International religious events in Australia have been few and far between over the past century. One recalls the Eucharistic Congresses and papal visits of past years which provided opportunities for thousands of Catholics to demonstrate or rekindle their faith and for the Church to have an evangelical impact on the rest of the community through the secular media's coverage.
There is no doubt the upcoming World Youth Day in Sydney, from 15-20 July, will go down in Church history as one of a handful of religious events in Australia of international significance.
The difference from the past is that this event is aimed specifically at young people, both in fortifying those who believe and practise and in re-evangelising the vast unchurched majority. In light of the massive fallaway of school leavers over recent decades, an event of the scope of WYD is urgently needed to arrest the slide - something Cardinal George Pell well appreciated when he first campaigned for Sydney to host the event.

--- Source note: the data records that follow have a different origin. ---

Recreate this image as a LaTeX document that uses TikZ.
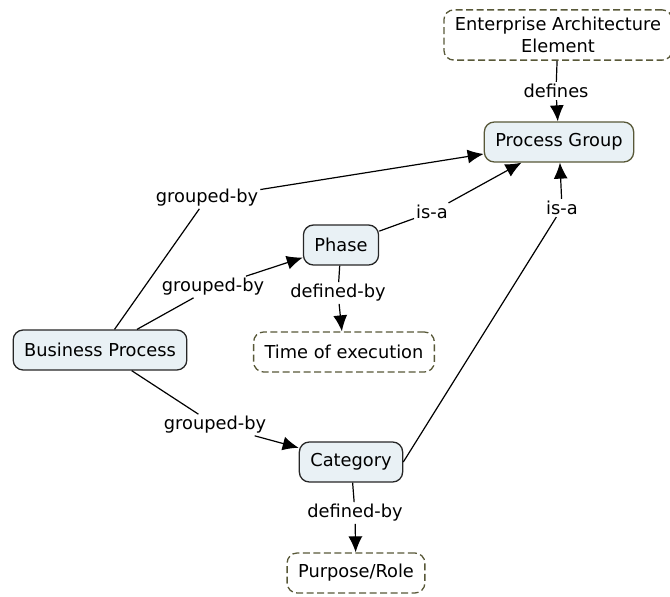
\documentclass[tikz,border=0pt]{standalone}
\usepackage{fontspec}
\setmainfont{DejaVu Sans}
\usepackage{tikz}
\usetikzlibrary{arrows.meta}
\usetikzlibrary{positioning}
\definecolor{concept_fill}{RGB}{233,241,245}
\definecolor{olive_line}{RGB}{88,88,56}
\tikzstyle{concept}=[rectangle, rounded corners=10, fill=concept_fill, draw=black!85, line width=1.3, inner xsep=11, minimum height=40]
\tikzstyle{resource}=[rectangle, rounded corners=10, fill=white, draw=olive_line, dashed, dash pattern=on 7 off 3.5, line width=1.3, inner xsep=11, minimum height=40]
\tikzstyle{link_label}=[inner sep=2, fill=white]
\tikzstyle{link}=[line width=1.2]
\tikzstyle{link_arrow}=[line width=1.2, -{Latex[length=16,width=14]}]

\begin{document}
\begin{tikzpicture}[x=1pt, y=-1pt, font=\fontsize{17.8}{22.5}\selectfont]
          \useasboundingbox (0,0) rectangle (670,597);
          \node[resource, align=center, inner ysep=7] (eae) at (558,35){Enterprise Architecture\\Element};
          \node[concept, draw=olive_line] (pg) at (559,142){Process Group};
          \node[concept] (phase) at (341,245){Phase};
          \node[concept] (bp) at (100,350){Business Process};
          \node[resource] (toe) at (344,352){Time of execution};
          \node[concept] (cat) at (351,462){Category};
          \node[resource] (pr) at (356,573){Purpose/Role};
          % linking phrases
          \node[link_label] (def) at (556,91){defines};
          \node[link_label] (gb1) at (207,198){grouped-by};
          \node[link_label] (isa1) at (432,212){is-a};
          \node[link_label] (isa2) at (562,208){is-a};
          \node[link_label] (gb2) at (213,287){grouped-by};
          \node[link_label] (dby1) at (338,293){defined-by};
          \node[link_label] (gb3) at (215,425){grouped-by};
          \node[link_label] (dby2) at (355,513){defined-by};
          \draw[link](eae) -- (def);
          \draw[link_arrow](def) -- (pg);
          \draw[link](bp) -- (gb1);
          \draw[link_arrow](gb1) -- (pg);
          \draw[link](bp) -- (gb2);
          \draw[link_arrow](gb2) -- (phase);
          \draw[link](phase) -- (isa1);
          \draw[link_arrow](isa1) -- (pg);
          \draw[link](phase) -- (dby1);
          \draw[link_arrow](dby1) -- (toe);
          \draw[link](bp) -- (gb3);
          \draw[link_arrow](gb3) -- (cat);
          \draw[link](cat.east) -- (isa2);
          \draw[link_arrow](isa2) -- (pg);
          \draw[link](cat) -- (dby2);
          \draw[link_arrow](dby2) -- (pr);
        \end{tikzpicture}
\end{document}
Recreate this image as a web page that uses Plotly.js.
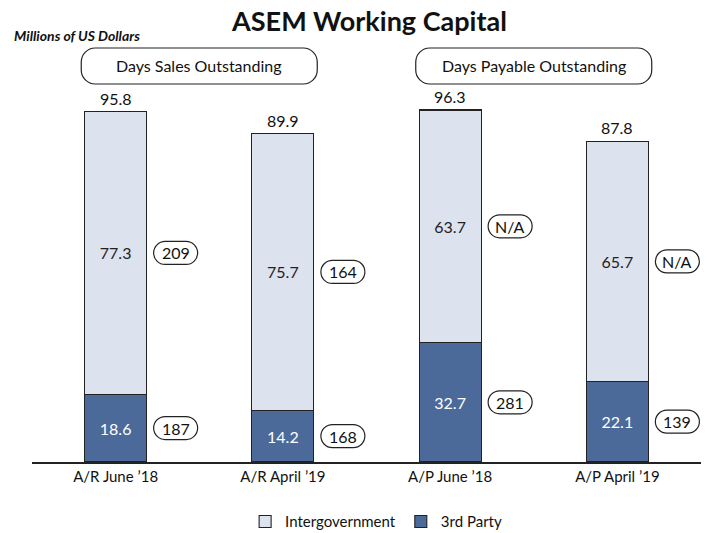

The spiritual dividends of past World Youth Days have been noted by the bishops of dioceses where they were held. These have included increased interest in priestly and religious life, a return to practice by many of the lapsed and more inquiries from non-Catholics.
The massive scale of the events, the large attendances, including thousands of overseas visitors, and Pope Benedict's presence, will all ensure a constant coverage by the secular media over the course of a week. Given the Church's own modest media resources, this coverage will be priceless in presenting Catholicism in a positive light on TV, radio and in the newspapers.
The presence of thousands of young Catholics enthusiastic in their faith will be a potent antidote to the all-too-common sour, negative images of dissent that tend to populate secular media reports.
Two articles (pages 8-9) provide some indication of what can be expected in the coming weeks. This journal wishes Cardinal Pell and his many helpers every success with their efforts and prays that the spiritual fruits of WYD in Sydney will be considerable over the coming months and years.